On se surprend, à la lecture de cet album mystérieux et vibrant, à respirer différemment. Plus tranquillement, plus profondément. La tendresse de l’apaisement nous délivre d’on ne sait quelle oppression intérieure et l’appel de l’inspiration résonne soudain dans notre esprit, guidé par Gauthier Delvert et Raphaël Guillemette - tous deux architectes assidûment épris d’itinérances sauvages - que l’on devine en chemin vers des destinations espérées. Intrigué·e par le titre, Abrume, nous l’avons laissé imprégner notre esprit, s’étendre dans les moindres recoins de notre attention littéraire, transformer celle-ci en refuge. Murmurant et doux, le mot “Abrume” - contraction de “abri” et de “brume” - que l’on aime d’emblée mérite cette attente sans objectif, cette immersion. “Abrume” ? Une cabane qui se dévoile dans la brume épaisse après une journée de marche, nous est-il précisé. Un abri qui se dessine peu à peu. Il est vrai que, sur le chemin de ces cabanes libres, nous entendons le vent, devinons la quiétude du lieu ouvert à tout le monde mais seulement accessible à celles et ceux qui en portent le désir. Telle la liberté qui l’anime, ce désir s’avère inextinguible.
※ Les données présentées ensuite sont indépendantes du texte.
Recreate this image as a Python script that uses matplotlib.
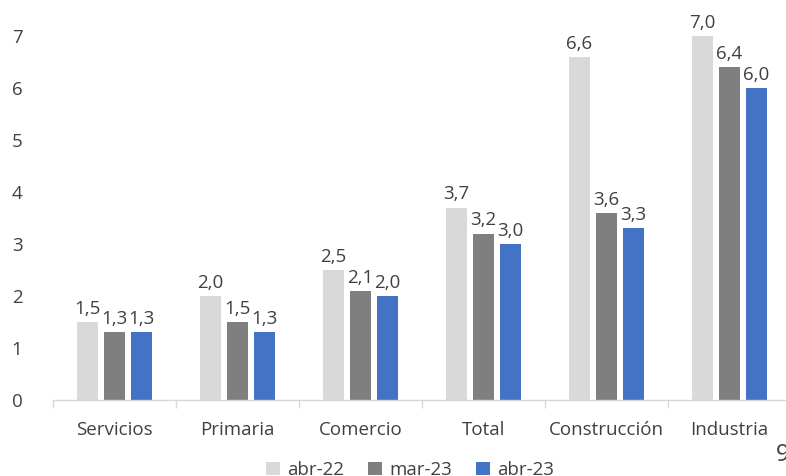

À la lisière de la civilisation et pourtant pas si éloignés d’un moi intérieur autonome qui ne demanderait qu’à s’épanouir, ce patrimoine méconnu, ainsi livré à notre connaissance, nourrit un cheminement vers la beauté révélée, dans sa simplicité et son impermence singulière. L’Antique, la Chimère, le Palimpseste, la Naufragée, le Rideau… De Provence en Massif central, de Vosges ou Alpes en Pyrénées, ainsi baptisés par les deux auteurs, les abrumes photographiés dans leur magnifique isolement et dessinés ici avec de nombreux détails techniques s’inscrivent dans notre imaginaire désormais illustré par ce mot brumeux mais néanmoins étincelant que l’on se promet d’habiter au moins par la pensée, en signe de respect infini de ces derniers abris sans gardiens. Une appartenance à l’espace qui nous rappelle à l’essentiel de nous-même, en notre cœur abrume que cet ouvrage bruissant désigne implicitement.